De geoptimaliseerde omstandigheden voor een snelle groei dragen eraan bij dat de planten er langer over doen om zich aan te passen als er iets gebeurt. De planten zijn niet getraind om te reageren op snelle veranderingen. Volgens Torre is er geen goede oplossing voorhanden om de schade helemaal te voorkomen, maar de resultaten lijken erop te wijzen dat de planten meer kunnen hebben als er gedurende de dag snelle veranderingen in het klimaat plaatsvinden.

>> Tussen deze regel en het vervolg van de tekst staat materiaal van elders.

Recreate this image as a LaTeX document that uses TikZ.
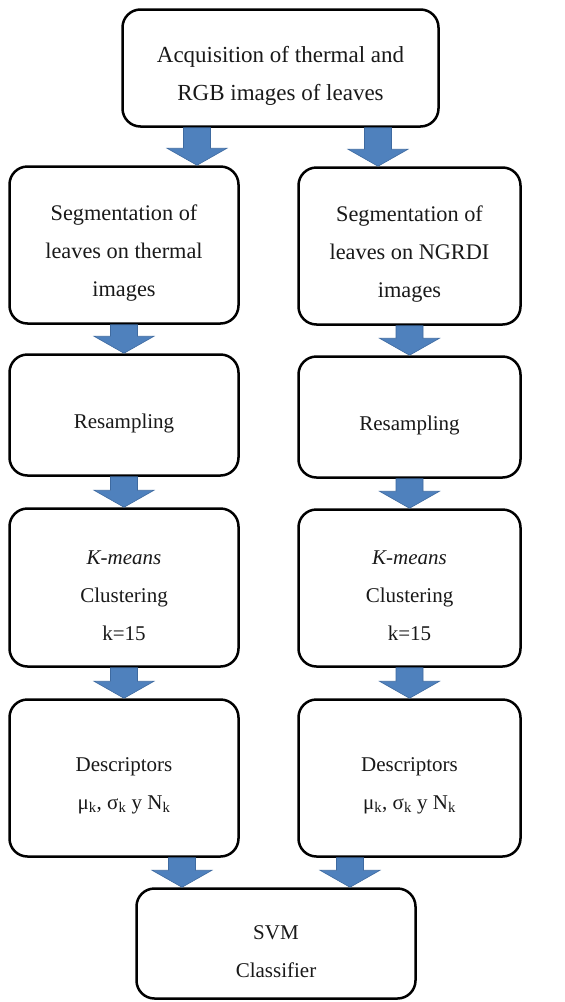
\documentclass[tikz,border=0pt]{standalone}
\usepackage{fontspec}
\setmainfont{Liberation Serif}
\usetikzlibrary{calc}
\definecolor{arrowblue}{RGB}{79,129,189}
\definecolor{arrowedge}{RGB}{62,106,160}
\definecolor{textgray}{RGB}{25,25,25}
\tikzset{
  box/.style={draw=black, line width=2.5pt, rounded corners=18pt, fill=white, inner sep=0pt},
  txt/.style={font=\fontsize{21}{38}\selectfont, align=center, inner sep=0pt, text=textgray},
  txtsize/.style={font=\fontsize{#1}{38}\selectfont},
  barrow/.style={fill=arrowblue, draw=arrowedge, line width=0.6pt, line join=miter}
}
\newcommand\blockarrow[2]{%
  \path[barrow] ($(#1)+(-13.5,0)$) -- ($(#1)+(13.5,0)$) -- ($(#2)+(13.5,-17)$) -- ($(#2)+(30,-17)$) -- (#2) -- ($(#2)+(-30,-17)$) -- ($(#2)+(-13.5,-17)$) -- cycle;%
}
\begin{document}
\begin{tikzpicture}[x=1pt, y=-1pt]
\useasboundingbox (0,0) rectangle (565,1002);
\fill[white] (0,0) rectangle (565,1002);

% boxes
\node[box, minimum width=316pt, minimum height=117pt] (top) at (280.5,68) {};
\node[txt, txtsize=23] (top-t) at ([yshift=-8pt]top.center) {Acquisition of thermal and\\RGB images of leaves};

\node[box, minimum width=229pt, minimum height=157pt] (seg1) at (124,245) {};
\node[txt, txtsize=22.3] (seg1-t) at ([yshift=-8pt]seg1.center) {Segmentation of\\leaves on thermal\\images};
\node[box, minimum width=222pt, minimum height=157pt] (seg2) at (409.5,246) {};
\node[txt, txtsize=22.3] (seg2-t) at ([yshift=-8pt]seg2.center) {Segmentation of\\leaves on NGRDI\\images};

\node[box, minimum width=229pt, minimum height=121pt] (res1) at (124,415) {};
\node[txt] (res1-t) at ([yshift=-8pt]res1.center) {Resampling};
\node[box, minimum width=222pt, minimum height=121pt] (res2) at (409.5,417) {};
\node[txt] (res2-t) at ([yshift=-8pt]res2.center) {Resampling};

\node[box, minimum width=229pt, minimum height=158pt] (km1) at (124,587.5) {};
\node[txt] (km1-t) at ([yshift=-8pt]km1.center) {\textit{K-means}\\Clustering\\k=15};
\node[box, minimum width=222pt, minimum height=157pt] (km2) at (409.5,588) {};
\node[txt] (km2-t) at ([yshift=-8pt]km2.center) {\textit{K-means}\\Clustering\\k=15};

\node[box, minimum width=229pt, minimum height=157pt] (desc1) at (124,778) {};
\node[txt] (desc1-t) at ([yshift=-8pt]desc1.center) {Descriptors\\μ\textsubscript{k}, σ\textsubscript{k} y N\textsubscript{k}};
\node[box, minimum width=222pt, minimum height=157pt] (desc2) at (409.5,778) {};
\node[txt] (desc2-t) at ([yshift=-8pt]desc2.center) {Descriptors\\μ\textsubscript{k}, σ\textsubscript{k} y N\textsubscript{k}};

\node[box, minimum width=279pt, minimum height=110pt] (svm) at (276,943.5) {};
\node[txt] (svm-t) at ([yshift=-8pt]svm.center) {SVM\\Classifier};

% arrow x positions
\coordinate (ta1) at (197,0);
\coordinate (ta2) at (378,0);
\coordinate (ba1) at (182,0);
\coordinate (ba2) at (350,0);

% arrows
\blockarrow{top.south -| ta1}{seg1.north -| ta1}
\blockarrow{top.south -| ta2}{seg2.north -| ta2}
\blockarrow{seg1.south}{res1.north}
\blockarrow{seg2.south}{res2.north}
\blockarrow{res1.south}{km1.north}
\blockarrow{res2.south}{km2.north}
\blockarrow{km1.south}{desc1.north}
\blockarrow{km2.south}{desc2.north}
\blockarrow{desc1.south -| ba1}{svm.north -| ba1}
\blockarrow{desc2.south -| ba2}{svm.north -| ba2}
\end{tikzpicture}
\end{document}
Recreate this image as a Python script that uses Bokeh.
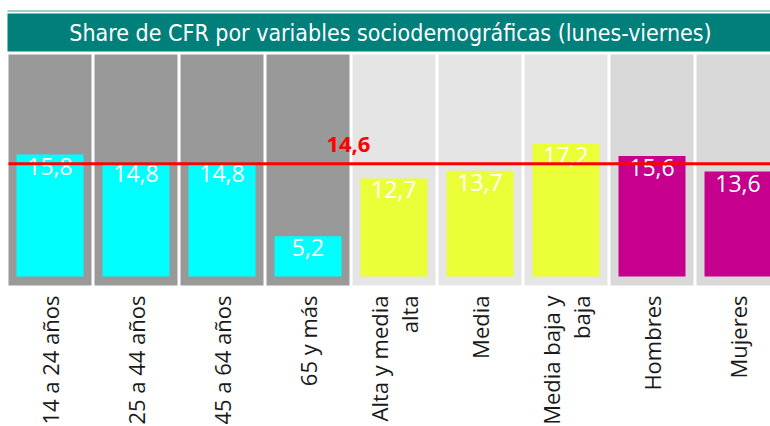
import math
from bokeh.plotting import figure
from bokeh.models import Range1d, ColumnDataSource
from bokeh.core.properties import value
from bokeh.embed import file_html
from bokeh.resources import INLINE

# ---- data ----
title_text = "Share de CFR por variables sociodemográficas (lunes-viernes)"
categories = ["14 a 24 años", "25 a 44 años", "45 a 64 años", "65 y más",
              "Alta y media\nalta", "Media", "Media baja y\nbaja",
              "Hombres", "Mujeres"]
values = [15.8, 14.8, 14.8, 5.2, 12.7, 13.7, 17.2, 15.6, 13.6]
groups = ["edad", "edad", "edad", "edad", "clase", "clase", "clase", "sexo", "sexo"]
mean_value = 14.6

# ---- styles ----
bar_colors = {"edad": "#00ffff", "clase": "#eaff38", "sexo": "#c6008c"}
panel_colors = {"edad": "#999999", "clase": "#e5e5e5", "sexo": "#d9d9d9"}
TEAL = "#007f7b"
TITLE_FONT = value("DejaVu Sans Condensed, Roboto, sans-serif")

# ---- layout constants (pixels) ----
W, H = 770, 426
BASE_PX = 276.0      # canvas y of value 0
PX_PER_UNIT = 7.72
COL_PX = 86.0
X0_PX = 49.5


def ydata(py):
    return (BASE_PX - py) / PX_PER_UNIT


def xdata(px):
    return (px - X0_PX) / COL_PX


x_start, x_end = xdata(0), xdata(W)

p = figure(width=W, height=H, output_backend="svg", toolbar_location=None,
           x_range=Range1d(x_start, x_end), y_range=Range1d(ydata(H), ydata(0)),
           min_border=0, min_border_left=0, min_border_right=0,
           min_border_top=0, min_border_bottom=0)
p.axis.visible = False
p.grid.visible = False
p.outline_line_color = None
p.background_fill_color = "white"
p.border_fill_color = "white"

n = len(values)
xs = list(range(n))
half_panel = 41.5 / COL_PX

panel_src = ColumnDataSource(dict(
    left=[x - half_panel for x in xs],
    right=[x + half_panel for x in xs],
    color=[panel_colors[g] for g in groups],
))
p.quad(left="left", right="right", top=ydata(54), bottom=ydata(285),
       fill_color="color", line_color=None, source=panel_src)

# title bar
p.quad(left=[xdata(7)], right=[x_end + 0.1], top=[ydata(13)], bottom=[ydata(51)],
       fill_color=TEAL, line_color=None)
p.segment(x0=[xdata(7)], x1=[x_end + 0.1], y0=[ydata(10.5)], y1=[ydata(10.5)],
          line_color="#80bfbd", line_width=1.5)
p.text(x=[xdata(390)], y=[ydata(32)], text=[title_text],
       text_font=TITLE_FONT, text_font_size="23px",
       text_color="white", text_align="center", text_baseline="middle")

bar_src = ColumnDataSource(dict(
    x=xs, top=values,
    color=[bar_colors[g] for g in groups],
    label=[("%.1f" % v).replace(".", ",") for v in values],
    cat=categories,
))
p.vbar(x="x", top="top", bottom=0, width=67 / COL_PX,
       fill_color="color", line_color=None, source=bar_src)

p.text(x="x", y="top", text="label", source=bar_src,
       text_font=value("Open Sans"), text_font_size="23px",
       text_color="white", text_align="center", text_baseline="top",
       y_offset=3)

# category labels (rotated)
p.text(x="x", y=ydata(295), text="cat", source=bar_src, angle=math.pi / 2,
       text_font=value("Open Sans"), text_font_size="22px",
       text_color="#1a1a1a", text_align="right", text_baseline="middle",
       text_line_height=1.0)

# mean line and label
p.segment(x0=[xdata(8)], x1=[x_end + 0.1], y0=[mean_value], y1=[mean_value],
          line_color="#ff0000", line_width=3)
p.text(x=[3.47], y=[mean_value], text=[("%.1f" % mean_value).replace(".", ",")],
       text_font=value("Open Sans"), text_font_size="22px", text_font_style="bold",
       text_color="#ff0000", text_align="center", text_baseline="middle",
       y_offset=-19)

open("out.html", "w").write(file_html(p, INLINE))
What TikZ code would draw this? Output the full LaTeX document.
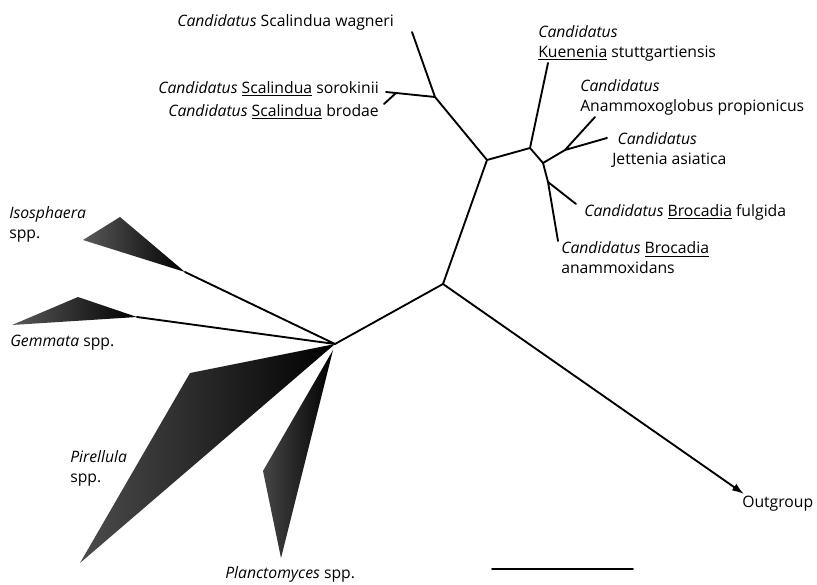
\documentclass[tikz,border=0pt]{standalone}
\usepackage{fontspec}
\setmainfont{Open Sans}
\usetikzlibrary{arrows.meta}

\begin{document}
\begin{tikzpicture}[x=0.75pt,y=-0.75pt]
    % `branch' is used for the edges of the tree.
    % `clade' is used for the collapsed groups (shaded wedges).
    % `taxon' is used for the leaf labels.
    \tikzstyle{branch} = [line width=1.4pt,line cap=round,line join=round]
    \tikzstyle{clade} = [left color=gray!70!black,right color=black]
    \tikzstyle{taxon} = [inner sep=0pt,align=left,font=\fontsize{11.8}{15}\selectfont]
    \useasboundingbox (0,0) rectangle (817,585);
    %
    % inner nodes
    \coordinate (root) at (335,344);
    \coordinate (anam) at (443,284);
    \coordinate (split) at (487,160);
    \coordinate (scal) at (435,97);
    \coordinate (sb) at (396,93);
    \coordinate (kb) at (530,148);
    \coordinate (jb) at (543,163);
    \coordinate (ja) at (565,150);
    \coordinate (br) at (548,182);
    % tips
    \coordinate (wag) at (412,32);
    \coordinate (sor) at (386,92);
    \coordinate (bro) at (384,104);
    \coordinate (kue) at (548,63);
    \coordinate (amx) at (595,117);
    \coordinate (jet) at (607,138);
    \coordinate (ful) at (576,204);
    \coordinate (ana) at (558,241);
    \coordinate (out) at (744,494);
    \coordinate (iso) at (185,272);
    \coordinate (gem) at (137,317);
    %
    % Draw the collapsed groups.
    \shade[clade] (iso) -- (120,217) -- (83,240) -- cycle;
    \shade[clade] (gem) -- (78,297) -- (12,325) -- cycle;
    \shade[clade,left color=gray!60!black] (root) -- (190,373) -- (80,563) -- cycle;
    \shade[clade,left color=gray!55!black] (333,350) -- (263,471) -- (281,558) -- cycle;
    %
    % Draw the branches.
    \draw[branch] (root) -- (iso)   (root) -- (gem)   (root) -- (anam);
    \draw[branch,-{Latex[length=9pt,width=6pt]}] (anam) -- (out);
    \draw[branch] (anam) -- (split) -- (scal) -- (wag)   (scal) -- (sb) -- (sor)   (sb) -- (bro);
    \draw[branch] (split) -- (kb) -- (kue)   (kb) -- (jb) -- (ja) -- (amx)   (ja) -- (jet);
    \draw[branch] (jb) -- (br) -- (ful)   (br) -- (ana);
    %
    % Labels.
    \node[taxon,anchor=west] (lwag) at (177,22) {\textit{Candidatus} Scalindua wagneri};
    \node[taxon,anchor=east] (lsor) at (379,89) {\textit{Candidatus} \underline{Scalindua} sorokinii};
    \node[taxon,anchor=east] (lbro) at (379,112) {\textit{Candidatus} \underline{Scalindua} brodae};
    \node[taxon,anchor=west] (lkue) at (538,43) {\textit{Candidatus}\\\underline{Kuenenia} stuttgartiensis};
    \node[taxon,anchor=west] (lamx) at (580,97) {\textit{Candidatus}\\Anammoxoglobus propionicus};
    \node[taxon,anchor=west] (ljet) at (612,150) {\hspace{4pt}\textit{Candidatus}\\Jettenia asiatica};
    \node[taxon,anchor=west] (lful) at (584,212) {\textit{Candidatus} \underline{Brocadia} fulgida};
    \node[taxon,anchor=west] (lana) at (561,258) {\textit{Candidatus} \underline{Brocadia}\\anammoxidans};
    \node[taxon,anchor=west] (liso) at (9,224) {\textit{Isosphaera}\\spp.};
    \node[taxon,anchor=west] (lgem) at (10,343) {\textit{Gemmata} spp.};
    \node[taxon,anchor=west] (lpir) at (70,468) {\textit{Pirellula}\\spp.};
    \node[taxon,anchor=west] (lpla) at (225,574) {\textit{Planctomyces} spp.};
    \node[taxon,anchor=west] (lout) at (742,504) {Outgroup};
    %
    % Scale bar.
    \coordinate (bar0) at (492,569);
    \coordinate (bar1) at (633,569);
    \draw[branch] (bar0) -- (bar1);
\end{tikzpicture}
\end{document}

Veel voordelen aan waterteelt
Zoals eerder beschreven, moeten in aarde geteelde planten iets harder werken om aan hun voedingsstoffen en water te komen waardoor ze misschien minder hard groeien. Als ze in water geteeld worden, hebben ze nooit last van droogte of andere tekorten en groeien ze optimaal.

Het water in het systeem wordt meerdere keren gebruikt en er vloeit niets weg in de omgeving. Er wordt daarom minder water en voedingsstoffen per geteelde krop sla gebruikt. Veel planten zijn geschikt voor waterteelt, denk aan tomaat, komkommer, paprika, aardbei en framboos.

Torre: “Waterteelt wordt steeds populairder, zowel in de commerciële teelt als thuis. Er vinden ook veel ontwikkelingen plaats in bijvoorbeeld de technologie. Ook wordt er steeds meer onderzoek gedaan om planten aan nieuwe systemen aan te kunnen passen.”

De waterteelt kan ook in verticale teelt gebruikt worden en Torre voegt toe dat de methode eigenlijk overal toegepast kan worden, van de woestijn tot aan de ruimte, zolang de planten maar hun water, licht en voeding krijgen. Torre is er dan ook van overtuigd dat waterteelt alleen maar meer gebruikt zal worden, helemaal op plekken waar water of bewerkbare grond moeilijk toegankelijk is.

Het onderzoeksproject is een samenwerking tussen onder andere de NMBU en vijf teeltbedrijven en wordt gefinancierd door onder andere Grofondet (met Bama, Norgesgruppen en Gartnerhallen) en de Noorse Onderzoeksraad.